What about small appliances? While they seem low-threshold, competition hinges on price and functional details, with supply chain efficiency determining survival—ultimately reverting to scale logic. Limited releases can sustain hype, but volume efficiency cannot compete with 'price killers' like Laifen and Xiaomi. Personal care small appliances offer some leeway, being more suited for 'companionship.' Products like toothbrushes, hair dryers, and shavers are small, frequently used, and socially visible, allowing for some IP premium space. If Pop Mart combines Laifen-level product strength with Labubu design, a few successful SKUs might emerge, explaining their official emphasis on small appliances.
That said, Pop Mart's foray into home appliances sends a positive signal to the industry. Its inability to achieve mass sales doesn't impact the overall market, contrasting sharply with Xiaomi's influence. Xiaomi's entry into TVs, air conditioners, washing machines, and even rice cookers has genuinely redirected market share, with its ecosystem approach slashing prices across categories, causing traditional manufacturers significant pain. Pop Mart's strategy is the opposite—it attempts to sell home appliances at a premium, pursuing an extreme brand IP-based route rather than price wars. In a mature, competitive home appliance market, this attempt itself holds industry value, whether successful or not.

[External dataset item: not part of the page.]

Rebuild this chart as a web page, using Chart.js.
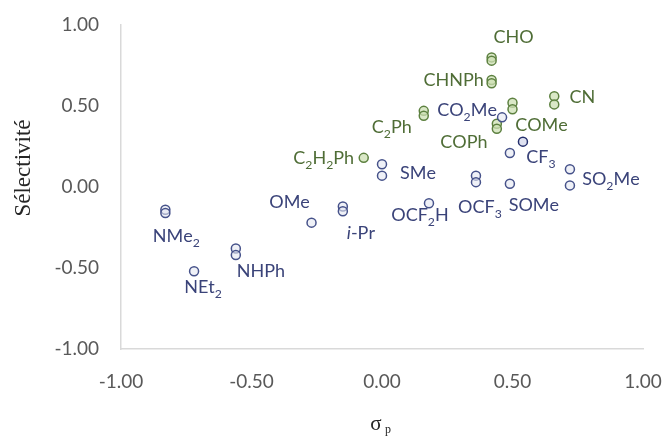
<!DOCTYPE html>
<html>
<head>
<meta charset="utf-8">
<script src="https://cdn.jsdelivr.net/npm/chart.js@4/dist/chart.umd.min.js"></script>
<style>
  html, body { margin: 0; padding: 0; background: #fff; }
  #wrap { width: 667px; height: 437px; }
</style>
</head>
<body>
<div id="wrap"><canvas id="chart"></canvas></div>
<script>
// sigma_p (Hammett) vs selectivity, two families of substituents
const blueSigma = [-0.83, -0.83, -0.72, -0.56, -0.56, -0.27, -0.15, -0.15, 0.00, 0.00, 0.18, 0.36, 0.36, 0.46, 0.49, 0.49, 0.72, 0.72];
const blueSel   = [-0.14, -0.16, -0.52, -0.38, -0.42, -0.22, -0.12, -0.15, 0.14, 0.07, -0.10, 0.07, 0.03, 0.43, 0.02, 0.21, 0.11, 0.01];
const darkSigma = [0.54];
const darkSel   = [0.28];
const greenSigma = [0.42, 0.42, 0.42, 0.42, 0.66, 0.66, 0.50, 0.50, 0.44, 0.44, 0.16, 0.16, -0.07];
const greenSel   = [0.80, 0.78, 0.66, 0.64, 0.56, 0.51, 0.52, 0.48, 0.39, 0.36, 0.47, 0.44, 0.18];

// labels: "_x" = subscript character, "*" toggles italic
const blueLabels  = ['NMe_2', 'NEt_2', 'NHPh', 'OMe', '*i*-Pr', 'SMe', 'OCF_2H', 'OCF_3', 'CO_2Me', 'SOMe', 'CF_3', 'SO_2Me'];
const blueLabelAt = [0, 2, 3, 5, 6, 8, 10, 11, 13, 14, 15, 16];
const blueLabelOffset = [[11, 27], [9, 16], [25, 23], [-22, -20], [18, 27], [36, 9], [-9, 12], [4, 32], [-35, -7], [24, 21], [31, 4], [41, 10]];
const greenLabels  = ['CHO', 'CHNPh', 'CN', 'COMe', 'COPh', 'C_2Ph', 'C_2H_2Ph'];
const greenLabelAt = [0, 2, 4, 6, 8, 10, 12];
const greenLabelOffset = [[22, -20], [-38, 0], [28, 1], [29, 22], [-33, 18], [-32, 16], [-40, 0]];

const xTicks = [-1, -0.5, 0, 0.5, 1];
const yTicks = [-1, -0.5, 0, 0.5, 1];

const BLUE = '#46528a';
const BLUE_TEXT = '#3a4379';
const GREEN = '#5d8140';
const GREEN_TEXT = '#4f6d36';
const LABEL_FONT = 'Lato, sans-serif';
const LABEL_SIZE = 18;

const toPoints = (xs, ys) => xs.map((x, i) => ({ x: x, y: ys[i] }));

function drawRich(ctx, text, cx, cy, size, color) {
  // split into runs
  const runs = [];
  let italic = false;
  for (let i = 0; i < text.length; i++) {
    const ch = text[i];
    if (ch === '*') { italic = !italic; continue; }
    if (ch === '_') { runs.push({ t: text[i + 1], sub: true, italic }); i++; continue; }
    runs.push({ t: ch, sub: false, italic });
  }
  const fontFor = r => (r.italic ? 'italic ' : '') + (r.sub ? size * 0.68 : size) + 'px ' + LABEL_FONT;
  let w = 0;
  runs.forEach(r => { ctx.font = fontFor(r); r.w = ctx.measureText(r.t).width; w += r.w; });
  let x = cx - w / 2;
  ctx.fillStyle = color;
  ctx.textAlign = 'left';
  ctx.textBaseline = 'middle';
  runs.forEach(r => {
    ctx.font = fontFor(r);
    ctx.fillText(r.t, x, r.sub ? cy + size * 0.38 : cy);
    x += r.w;
  });
}

const labelPlugin = {
  id: 'pointLabels',
  afterDatasetsDraw(chart) {
    const ctx = chart.ctx;
    const xs = chart.scales.x, ys = chart.scales.y;
    ctx.save();
    blueLabels.forEach((t, i) => {
      const k = blueLabelAt[i];
      const o = blueLabelOffset[i];
      drawRich(ctx, t, xs.getPixelForValue(blueSigma[k]) + o[0], ys.getPixelForValue(blueSel[k]) + o[1], LABEL_SIZE, BLUE_TEXT);
    });
    greenLabels.forEach((t, i) => {
      const k = greenLabelAt[i];
      const o = greenLabelOffset[i];
      drawRich(ctx, t, xs.getPixelForValue(greenSigma[k]) + o[0], ys.getPixelForValue(greenSel[k]) + o[1], LABEL_SIZE, GREEN_TEXT);
    });
    // axis titles
    const cx = (chart.chartArea.left + chart.chartArea.right) / 2;
    ctx.fillStyle = '#262626';
    ctx.textBaseline = 'middle';
    ctx.textAlign = 'center';
    ctx.font = '21px "Liberation Serif", serif';
    ctx.fillText('σ', cx - 6, 424);
    ctx.font = '12px "Liberation Serif", serif';
    ctx.fillText('p', cx + 6, 430);
    ctx.save();
    ctx.translate(24, 168);
    ctx.rotate(-Math.PI / 2);
    ctx.font = '23px "Liberation Serif", serif';
    ctx.fillText('Sélectivité', 0, 0);
    ctx.restore();
    ctx.restore();
  }
};

new Chart(document.getElementById('chart'), {
  type: 'scatter',
  data: {
    datasets: [
      { label: 'donneurs', data: toPoints(blueSigma, blueSel), borderColor: BLUE, backgroundColor: 'rgba(228,231,242,0.6)' },
      { label: 'CF3', data: toPoints(darkSigma, darkSel), borderColor: '#25306d', backgroundColor: 'rgba(200,205,230,0.6)' },
      { label: 'accepteurs', data: toPoints(greenSigma, greenSel), borderColor: GREEN, backgroundColor: 'rgba(205,224,180,0.75)' }
    ]
  },
  options: {
    responsive: true,
    maintainAspectRatio: false,
    animation: false,
    layout: { padding: { top: 25, right: 24, bottom: 0, left: 0 } },
    elements: { point: { radius: 4.5, borderWidth: 1.5, hoverRadius: 4.5 } },
    plugins: { legend: { display: false }, tooltip: { enabled: false } },
    scales: {
      x: {
        type: 'linear', min: -1, max: 1,
        afterBuildTicks: s => { s.ticks = xTicks.map(v => ({ value: v })); },
        afterFit: s => { s.height = 88; s.paddingLeft = 0; s.paddingRight = 0; },
        ticks: { callback: v => v.toFixed(2), color: '#595959', font: { family: 'Lato', size: 19 }, padding: 21 },
        grid: { display: false, drawTicks: false },
        border: { color: '#d9d9d9', width: 1.5 }
      },
      y: {
        type: 'linear', min: -1, max: 1,
        afterBuildTicks: s => { s.ticks = yTicks.map(v => ({ value: v })); },
        afterFit: s => { s.width = 121; s.paddingTop = 0; s.paddingBottom = 0; },
        ticks: { callback: v => v.toFixed(2), color: '#595959', font: { family: 'Lato', size: 19 }, padding: 22 },
        grid: { display: false, drawTicks: false },
        border: { color: '#d9d9d9', width: 1.5 }
      }
    }
  },
  plugins: [labelPlugin]
});
</script>
</body>
</html>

The home appliance industry has engaged in price wars for too long, needing proof that consumers will pay for more than just functionality. Even if Pop Mart fails, it opens a door, providing inspiration for industry players—and they can always retreat to collaborate with appliance manufacturers for another wave.
Pop Mart once championed 'the utility of uselessness,' yet today it ventures into the functionally driven home appliance sector, overturning its previous stance likely due to circumstantial pressures—not poor performance, as Pop Mart lacks no results but needs new narratives beyond IPs.
In 2025, Pop Mart's revenue surged 184.7% YoY to 37.12 billion yuan, with net profit reaching 13.08 billion yuan, up 293.3% YoY—a windfall. However, its stock price plummeted upon earnings release: a 20% intraday drop, with a cumulative two-day market cap erosion exceeding 250 billion HKD. The latest stock price stands at 151.8, down over 50% from its August 2025 peak of 339.80. Capital markets demand new stories, leading to Pop Mart's push into IP-based filmmaking and attempts to make 'uselessness' 'useful.' It's never too late to adapt—whether this direction is correct remains to be seen, but at least the Labubu fridge exists.